The Group has related party relationships with its shareholders, subsidiaries, joint venture and key management.

The Company acquired the remaining 50% of the shares of its joint ventures in the Middle East on 25 February 2021 (see note 27). They are since then 100% owned subsidiaries and thereby fully consolidated. As described in note 4, there have also been organisational changes in the Group Executive Board and the Board of Directors.

Shareholders

The Company’s shares are listed on SIX Swiss Exchange.

The members of the Group Executive Board directly held 0.2% of the Company’s shares as of 31 December 2021 (directly 0.3% as of 31 December 2020). The members of the Board of Directors directly held 0.08% and indirectly held 0.5% of the Company’s shares as of 31 December 2021 (directly 0.08% as of 31 December 2020).

Onex and a number of co-investors related to it gradually reduced their shareholding in the Company in 2020. Onex ceased to be a related party to the Company in August 2020, when its shareholding was reduced to below 20% (to 10.1% of the issued shares). According to the disclosure notifications reported to the Company and published by the Company via the electronic publishing platform of SIX Swiss Exchange, Onex did not report any shareholding of 3% or more of the voting rights of the Company as of 31 December 2021 and 31 December 2020.

Key management

The Company’s key management include the members of the Group Executive Board and the Board of Directors.

The below table includes information about compensation to the Group Executive Board.

(In € million)

 

Year ended
31 Dec. 2021

 

Year ended
31 Dec. 2020

Short-term employee benefits

 

6.7

 

6.0

Post-employment benefits

 

0.4

 

0.5

Share-based payments

 

2.3

 

2.1

Termination benefits

 

1.1

 

5.5

Total compensation to the Group Executive Board

 

10.5

 

14.1

The expense of €1.1 million recognised in the year ended 31 December 2021 for termination benefits (garden leave and non-compete agreement) relates to Lawrence Fok, the former President and General Manager of Asia Pacific, who announced in October 2021 that he would leave his role in the Group Executive Board as of 31 December 2021. He will leave the Group in 2022, after a transition period.
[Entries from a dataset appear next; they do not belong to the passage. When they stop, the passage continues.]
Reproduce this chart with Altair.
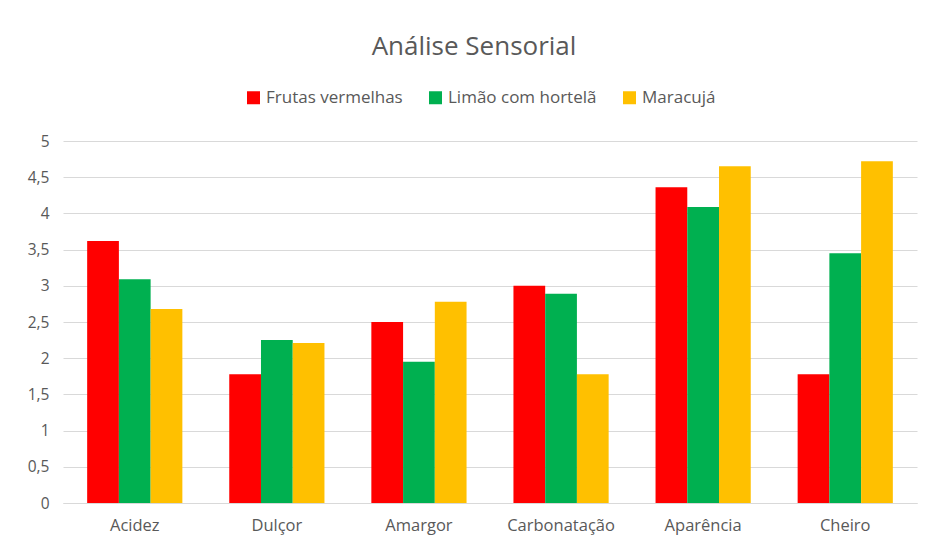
import altair as alt
import pandas as pd

categories = ["Acidez", "Dulçor", "Amargor", "Carbonatação", "Aparência", "Cheiro"]
series = ["Frutas vermelhas", "Limão com hortelã", "Maracujá"]
frutas = [3.62, 1.78, 2.50, 3.00, 4.36, 1.78]
limao = [3.09, 2.25, 1.95, 2.89, 4.09, 3.45]
maracuja = [2.68, 2.21, 2.78, 1.78, 4.65, 4.72]
colors = ["#FF0000", "#00B050", "#FFC000"]
y_ticks = [0, 0.5, 1, 1.5, 2, 2.5, 3, 3.5, 4, 4.5, 5]

rows = []
for s, vals in zip(series, [frutas, limao, maracuja]):
    for c, v in zip(categories, vals):
        rows.append({"Categoria": c, "Série": s, "Valor": v})
df = pd.DataFrame(rows)

FONT = "Open Sans"
GRAY = "#595959"

bars = alt.Chart(df).mark_bar().encode(
    x=alt.X("Categoria:N", sort=categories,
            scale=alt.Scale(paddingInner=0.33, paddingOuter=0.17),
            axis=alt.Axis(title=None, labelAngle=0, labelFont=FONT, labelFontSize=16.5,
                          labelColor=GRAY, labelPadding=14, ticks=False,
                          domainColor="#d9d9d9", domainWidth=1)),
    xOffset=alt.XOffset("Série:N", sort=series),
    y=alt.Y("Valor:Q", scale=alt.Scale(domain=[0, 5], nice=False),
            axis=alt.Axis(title=None, values=y_ticks, labelFont=FONT, labelFontSize=15.5,
                          labelColor=GRAY, labelPadding=14, ticks=False, domain=False,
                          gridColor="#d9d9d9", gridWidth=1,
                          labelExpr="replace(toString(datum.value), '.', ',')")),
    color=alt.Color("Série:N", sort=series,
                    scale=alt.Scale(domain=series, range=colors),
                    legend=alt.Legend(title=None, orient="none", direction="horizontal",
                                      legendX=182, legendY=-52,
                                      symbolType="square", symbolSize=169,
                                      symbolStrokeWidth=0,
                                      labelFont=FONT, labelFontSize=17, labelColor=GRAY,
                                      columnPadding=24, labelOffset=4)),
).properties(
    width=854, height=362,
    autosize=alt.AutoSizeParams(type="none"),
    padding={"left": 55, "top": 133, "right": 2, "bottom": 37},
    title=alt.TitleParams("Análise Sensorial", font=FONT, fontSize=26, fontWeight="normal",
                          color=GRAY, anchor="middle", offset=29, dx=-16),
).configure_view(stroke=None)

chart = bars
chart.save("out.html", embed_options={"renderer": "svg", "actions": False})
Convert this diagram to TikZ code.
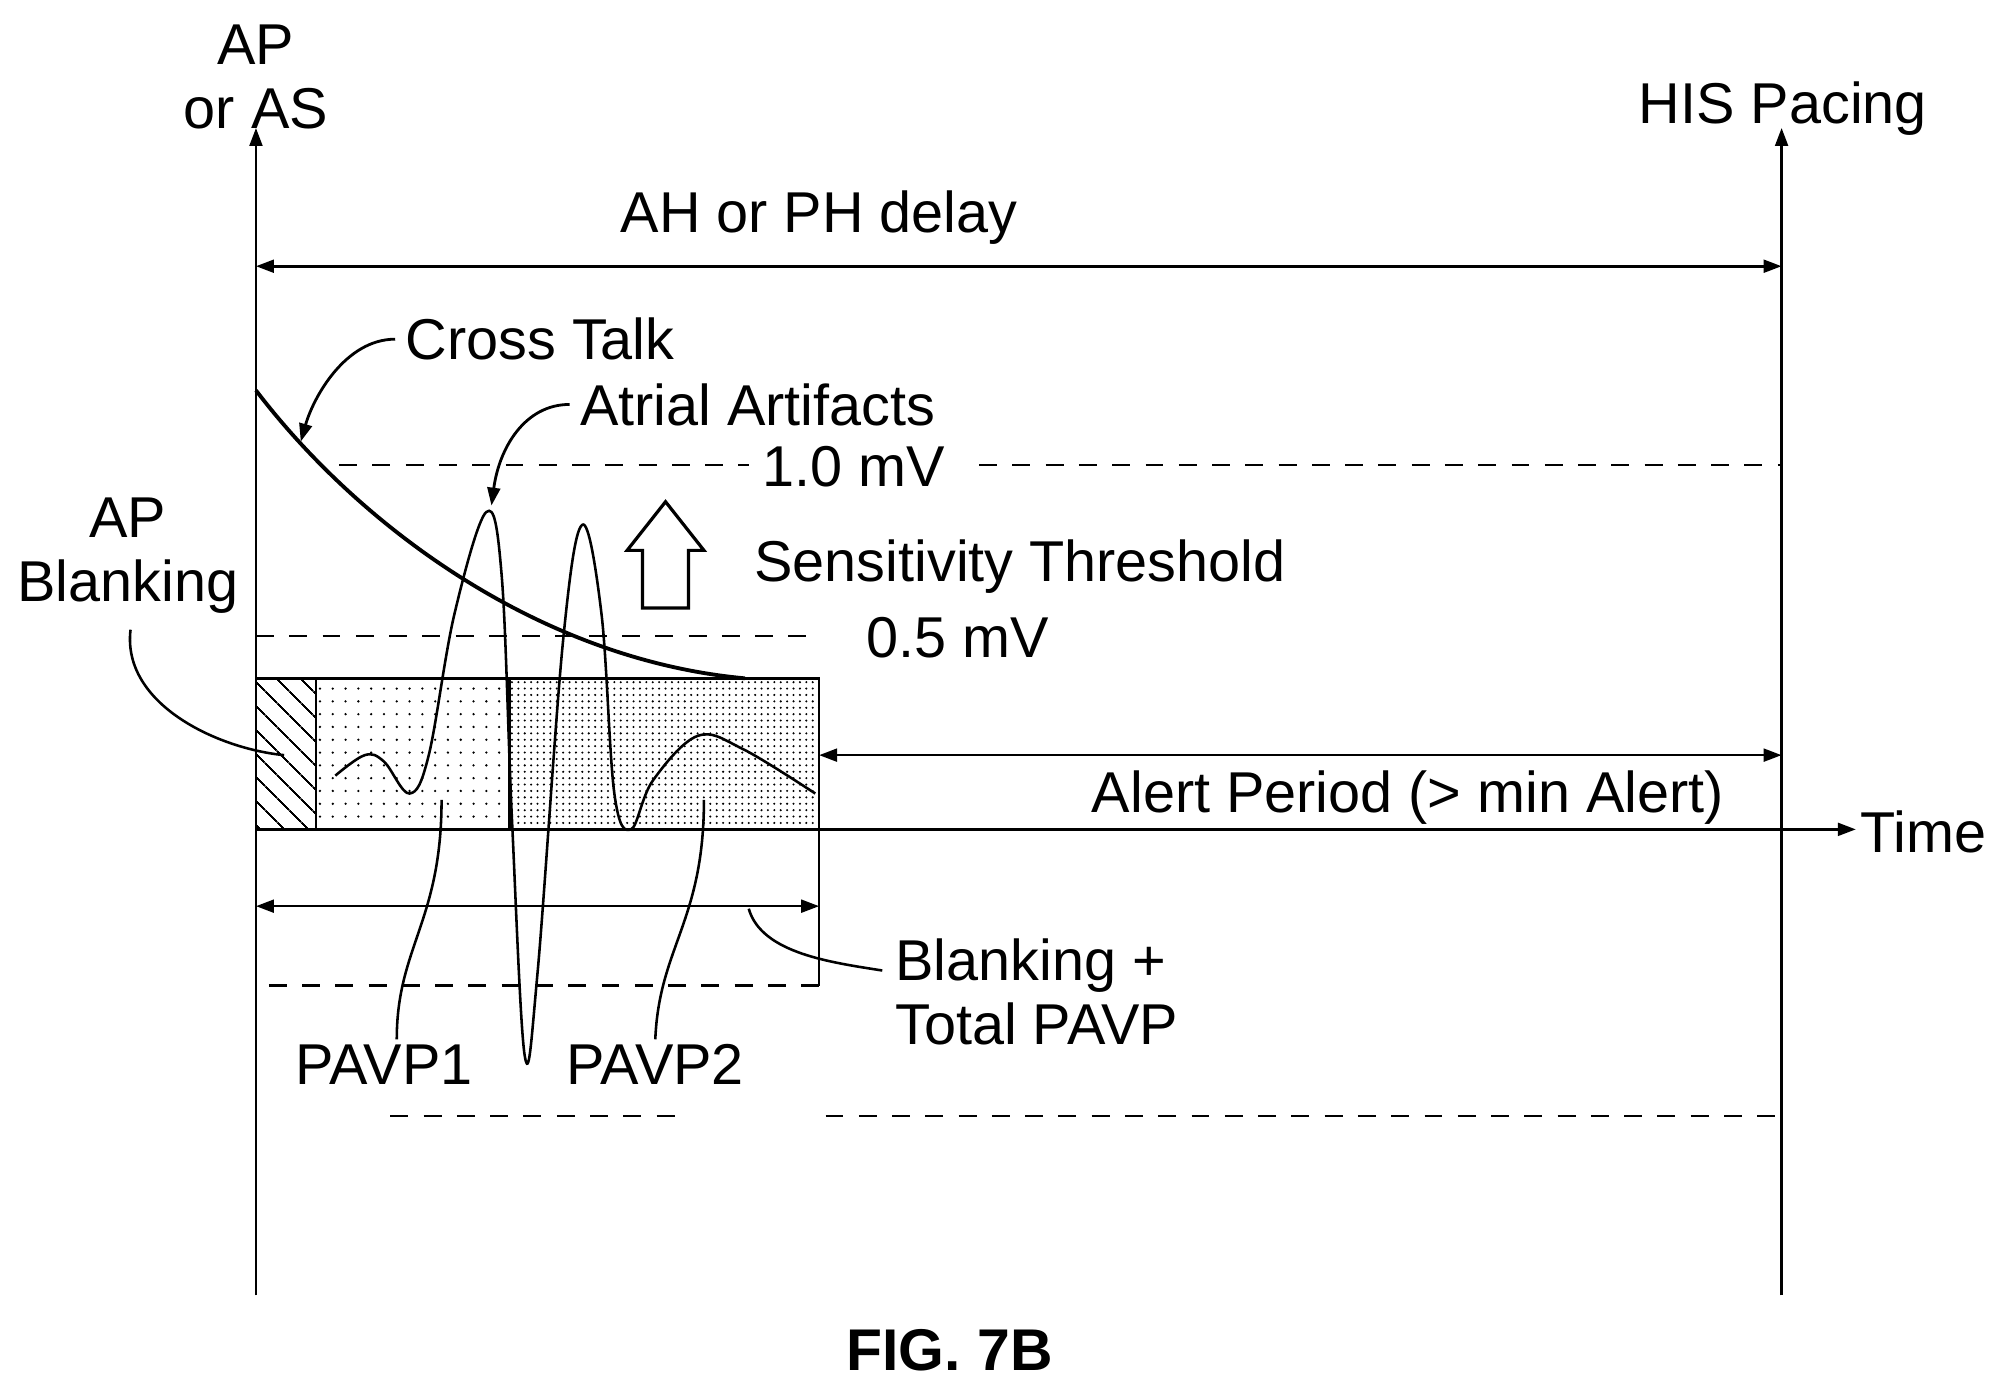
\documentclass[tikz,border=0pt]{standalone}
\usepackage{fontspec}
\setmainfont{Liberation Sans}
\usetikzlibrary{arrows.meta,patterns.meta,calc}
\begin{document}
\begin{tikzpicture}[x=1pt,y=-1pt,
  lbl/.style={font=\fontsize{45}{50}\selectfont,inner sep=0pt,align=center},
  ln/.style={line width=2pt},
  arr/.style={ln,-{Triangle[length=14pt,width=10pt]}},
  darr/.style={ln,{Triangle[length=14pt,width=10pt]}-{Triangle[length=14pt,width=10pt]}},
  dsh/.style={line width=1.6pt,dash pattern=on 14pt off 12pt},
  lead/.style={line width=2pt}]
\useasboundingbox (0,0) rectangle (1565,1088);
% texts
\node[lbl] (apas) at (200,60) {AP\\or AS};
\node[lbl] (his) at (1393,85) {HIS Pacing};
\node[lbl] (ah) at (640,170) {AH or PH delay};
\node[lbl] (ct) at (422,265) {Cross Talk};
\node[lbl] (aa) at (592,316) {Atrial Artifacts};
\node[lbl] (v1) at (667,365) {1.0 mV};
\node[lbl] (st) at (797,443) {Sensitivity Threshold};
\node[lbl] (v05) at (748,498) {0.5 mV};
\node[lbl] (apb) at (100,434) {AP\\Blanking};
\node[lbl] (al) at (1100,623) {Alert Period (> min Alert)};
\node[lbl] (time) at (1503,650) {Time};
\node[lbl,align=left] (bt) at (810,775) {Blanking +\\Total PAVP};
\node[lbl] (p1) at (300,832) {PAVP1};
\node[lbl] (p2) at (512,832) {PAVP2};
\node[lbl,font=\bfseries\fontsize{46}{50}\selectfont] (fig) at (742,1055) {FIG. 7B};
% coordinates
\coordinate (L0) at (200,1012); \coordinate (L1) at (200,100);
\coordinate (R0) at (1392,1012); \coordinate (R1) at (1392,100);
\coordinate (T0) at (200,648); \coordinate (T1) at (1450,648);
% box
\fill[pattern={Lines[angle=-45,distance=13pt,line width=1.5pt]}] (200,530) rectangle (247,648);
\fill[pattern={Dots[distance=10pt,radius=1pt]}] (247,530) rectangle (398,648);
\fill[pattern={Dots[distance=5pt,radius=0.9pt]}] (398,530) rectangle (640,648);
\draw[ln] (200,530) rectangle (640,648);
\draw[ln] (247,530) -- (247,648) (398,530) -- (398,648);
\draw[ln] (640,648) -- (640,770);
% axes
\draw[arr] (L0) -- (L1);
\draw[arr] (R0) -- (R1);
\draw[arr] (T0) -- (T1);
\draw[darr] (200,208) -- (1392,208);
\draw[darr] (640,590) -- (1392,590);
\draw[darr] (200,708) -- (640,708);
% dashed thresholds
\draw[dsh] (265,363) -- (585,363) (765,363) -- (1392,363);
\draw[dsh] (200,497) -- (640,497);
\draw[dsh] (210,770) -- (640,770);
\draw[dsh] (305,872) -- (530,872) (645,872) -- (1392,872);
% cross talk
\draw[line width=3pt] (200,305) .. controls (280,410) and (420,515) .. (582,530);
% waveform
\draw[line width=2pt] plot[smooth,tension=0.6] coordinates {(262,606) (285,590) (300,595) (320,620) (335,590) (355,480) (380,400) (392,450) (400,640) (410,825) (420,760) (440,500) (455,410) (470,480) (480,620) (493,648) (510,610) (545,575) (580,585) (637,620)};
% big hollow arrow
\draw[line width=2.5pt,fill=white] (502,475) -- (502,430) -- (490,430) -- (520,392) -- (550,430) -- (538,430) -- (538,475) -- cycle;
% leaders
\draw[arr,line width=2.2pt] ($(ct.west)+(-8,0)$) .. controls (270,265) and (245,310) .. (235,345);
\draw[arr,line width=2.2pt] ($(aa.west)+(-8,0)$) .. controls (410,316) and (390,350) .. (384,395);
\draw[lead] (102,492) .. controls (95,550) and (170,585) .. (222,590);
\draw[lead] (345,625) .. controls (345,720) and (310,740) .. (310,812);
\draw[lead] (550,625) .. controls (550,720) and (515,740) .. (512,812);
\draw[lead] (585,710) .. controls (595,745) and (650,752) .. ($(bt.north west)+(-10,25)$);
\end{tikzpicture}
\end{document}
The expense of €5.5 million recognised in the year ended 31 December 2020 for termination benefits (garden leave and non-compete agreements) related to three former members of the Group Executive Board. The Chief Market Officer (Markus Boehm) left the Group in August 2020 when the Group announced organisational changes in the Group Executive Board, including the elimination of his position and a reallocation of his responsibilities within the Group. The President and General Manager of Europe (Martin Herrenbrück) and the Chief Executive Officer (Rolf Stangl) both announced during 2020 that they voluntarily would leave the Group as of 31 December 2020.

The terminations for both periods have been reflected in the measurement of the amount recognised as a share-based payment expense in the respective periods, considering the good and bad leaver clauses in the share-based payment plans in which the former members of the Group Executive Board participated.

Compensation to the members of the Board of Directors totalled €1.8 million for the year ended 31 December 2021 (€1.6 million for the year ended 31 December 2020). The members of the Board of Directors receive part of their compensation in blocked shares.

See note 31 for details about the participation of the members of the Group Executive Board and the Board of Directors in share-based payment plans and arrangements.

Further information about compensation paid to the members of the Group Executive Board and the Board of Directors can be found in the Compensation Report included elsewhere in the 2021 Annual Report. Details about SIG shareholdings of these persons are included in the section “Shareholders” above and in the Compensation Report.

Other related parties

The Group’s subsidiaries are listed in note 26. Information about the current and former joint ventures is included in note 28.

Related party transactions and balances

Information about related party transactions and balances not covered above is provided in the following table.

There were no other significant related party transactions during the years ended 31 December 2021 and 31 December 2020. As of 31 December 2021 and 31 December 2020, the Group had no commitments to incur capital expenditure with related parties.